Another top official, First Deputy Prime Minister Andrei Belousov, has said that the authorities could provide up to 8 trillion rubles–or $112 billion–of credit to support the economy, including subsidized mortgages and loans to businesses. Speaking to lawmakers on April 13, Mr. Belousov described that level as an upper bound that the government couldn’t exceed without stoking inflation.
The Kremlin hopes such efforts will help blunt the edges of a sharp slowdown. The World Bank has forecast that Russia’s economic output will shrink by 11.2% this year, its worst contraction since the 1990s.
Shortly after the invasion, Moscow temporarily halted a fiscal-discipline rule that had required the government to funnel excess oil and gas revenues into the rainy-day fund. Under the change, such funds can be directed to support the economy instead.
Still, economists say government spending isn’t a magic bullet for Russia. Fiscal stimulus—such as the multitrillion-dollar Covid-19 legislation in the U.S.—juices economic activity by giving consumers more money to spend. But the problem Russia faces now isn’t a shortfall of demand, economists say. Instead, it is insufficient supply, because of the disappearance of many imports.

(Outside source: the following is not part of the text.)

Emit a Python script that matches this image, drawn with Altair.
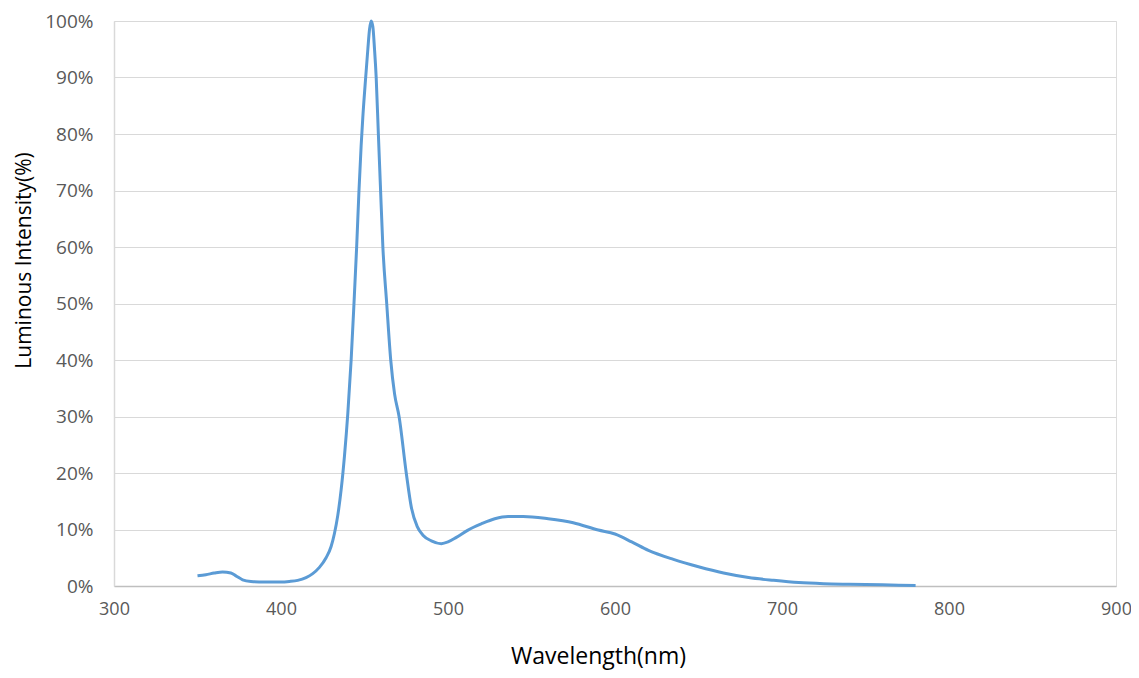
import altair as alt
import pandas as pd

wavelength = [350, 355, 360, 365, 370, 373, 377, 382, 390, 400, 405, 410, 415, 419,
              423, 427, 430, 432, 434, 436, 438, 440, 442, 443.7, 445.3, 446.7, 448,
              449, 450.7, 452, 453, 454, 455, 456, 457, 458.3, 459.5, 461, 463.3,
              465.7, 468, 470.7, 475, 478, 481.6, 485, 490, 496, 500, 505, 512, 520,
              528, 536, 545, 560, 575, 590, 600, 610, 620, 635, 650, 665, 680, 695,
              710, 725, 740, 760, 780]
intensity = [1.8, 2.0, 2.3, 2.5, 2.3, 1.8, 1.1, 0.8, 0.7, 0.7, 0.8, 1.0, 1.5, 2.2,
             3.3, 5.0, 7.0, 9.3, 12.5, 17, 23, 30.5, 40, 50, 60, 70, 78,
             83, 90, 95, 98.5, 100, 99, 95, 90, 80, 71, 60, 50,
             40, 34, 30, 20, 14, 10.5, 9, 8, 7.5, 7.8, 8.6, 9.9, 11.0,
             11.9, 12.3, 12.3, 11.9, 11.2, 9.9, 9.2, 7.8, 6.3, 4.7, 3.4, 2.3, 1.5, 1.0,
             0.6, 0.4, 0.3, 0.2, 0.1]

x_ticks = [300, 400, 500, 600, 700, 800, 900]
y_ticks = [0, 10, 20, 30, 40, 50, 60, 70, 80, 90, 100]

df = pd.DataFrame({"wl": wavelength, "val": intensity})

FONT = "Open Sans"

chart = alt.Chart(df).mark_line(
    color="#5b9bd5", strokeWidth=3, interpolate="monotone"
).encode(
    x=alt.X("wl:Q", scale=alt.Scale(domain=[300, 900], nice=False),
            axis=alt.Axis(values=x_ticks, title="Wavelength(nm)", grid=False,
                          ticks=False, domainColor="#bfbfbf", domainWidth=1.5,
                          labelColor="#595959", labelFontSize=18, labelPadding=14,
                          labelFlush=False,
                          labelFont=FONT, titleFont=FONT, titleFontSize=23,
                          titleFontWeight="normal", titleColor="#000000",
                          titleX=484, titleY=77, titleBaseline="alphabetic",
                          titleAnchor=None)),
    y=alt.Y("val:Q", scale=alt.Scale(domain=[0, 100], nice=False),
            axis=alt.Axis(values=y_ticks, title="Luminous Intensity(%)",
                          labelExpr="datum.value + '%'", grid=True,
                          gridColor="#d9d9d9", gridWidth=1.2, ticks=False,
                          domainColor="#d9d9d9", domainWidth=1.5,
                          labelColor="#595959", labelFontSize=19, labelPadding=21,
                          labelFont=FONT, titleFont=FONT, titleFontSize=21,
                          titleFontWeight="normal", titleColor="#000000",
                          titleX=-90, titleY=239, titleAlign="center",
                          titleBaseline="middle", titleAngle=270)),
).properties(
    width=1002, height=565,
    autosize=alt.AutoSizeParams(type="none"),
    padding={"left": 106, "top": 13, "right": 15, "bottom": 84},
).configure_view(stroke=None).configure(background="white")

chart.save("out.html", embed_options={"renderer": "svg", "actions": False})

“The problem with the Russian economy is not that people don’t have money,” said Maxim Mironov, a finance professor at IE Business School in Madrid. “It’s that there aren’t enough components, because of supply-chain issues. And you can’t fix that with fiscal stimulus.”
The government will likely target its spending on Mr. Putin’s political base, including elderly Russians and public-sector employees, Mr. Mironov predicted. “They’ll do whatever it takes to ensure that people supported by the government budget and members of law enforcement feel comfortable, because that’s what the system is built on,” he said.
A severe economic crisis could pose a challenge for Mr. Putin, who cemented his popularity by ushering in a period of stability after the chaos of the immediate post-Soviet years. In recent weeks, the president has repeatedly appeared on television to champion economic relief, even as he has claimed victory in beating back the initial onslaught of Western sanctions.
Last week, Mr. Putin urged lawmakers to speed up work on increasing social-welfare payments. Such steps “are aimed at providing direct help to the most vulnerable categories of citizens—families with children and people of the older generation,” he said in televised remarks.
Some economists say the fiscal measures announced by the government so far are insufficient for the scale of Russia’s looming crisis, which they expect to worsen as companies announce more layoffs in the months to come.
“It’s clear that the economy faces hard times, and so far I haven’t seen a concrete plan to rescue the economy,” said Alexandra Osmolovskaya-Suslina, head of the fiscal-policy division at Economic Expert Group, an independent think tank in Moscow.
Mr. Siluanov, the finance minister, said last week that Russia wouldn’t borrow to fund its deficit this year. Instead the government is likely to tap its rainy-day fund, which stood at $155 billion in early April.
The government’s decision not to borrow might indicate a wariness about fueling inflation, which jumped to a seven-year high in March as sanctions ratcheted up the price of imports. Sanctions have also closed many overseas debt markets to Russia, limiting the government’s ability to run a deficit.
Russia is likely to be cautious about fiscal stimulus to avoid accelerating inflation, said Elina Ribakova, deputy chief economist at the Institute of International Finance. Any hint that Russia is printing money to finance deficits could destabilize the ruble and unleash a financial crisis, Ms. Ribakova warned.
“If they get too aggressive with fiscal spending, that is a very big risk for the country,” she said.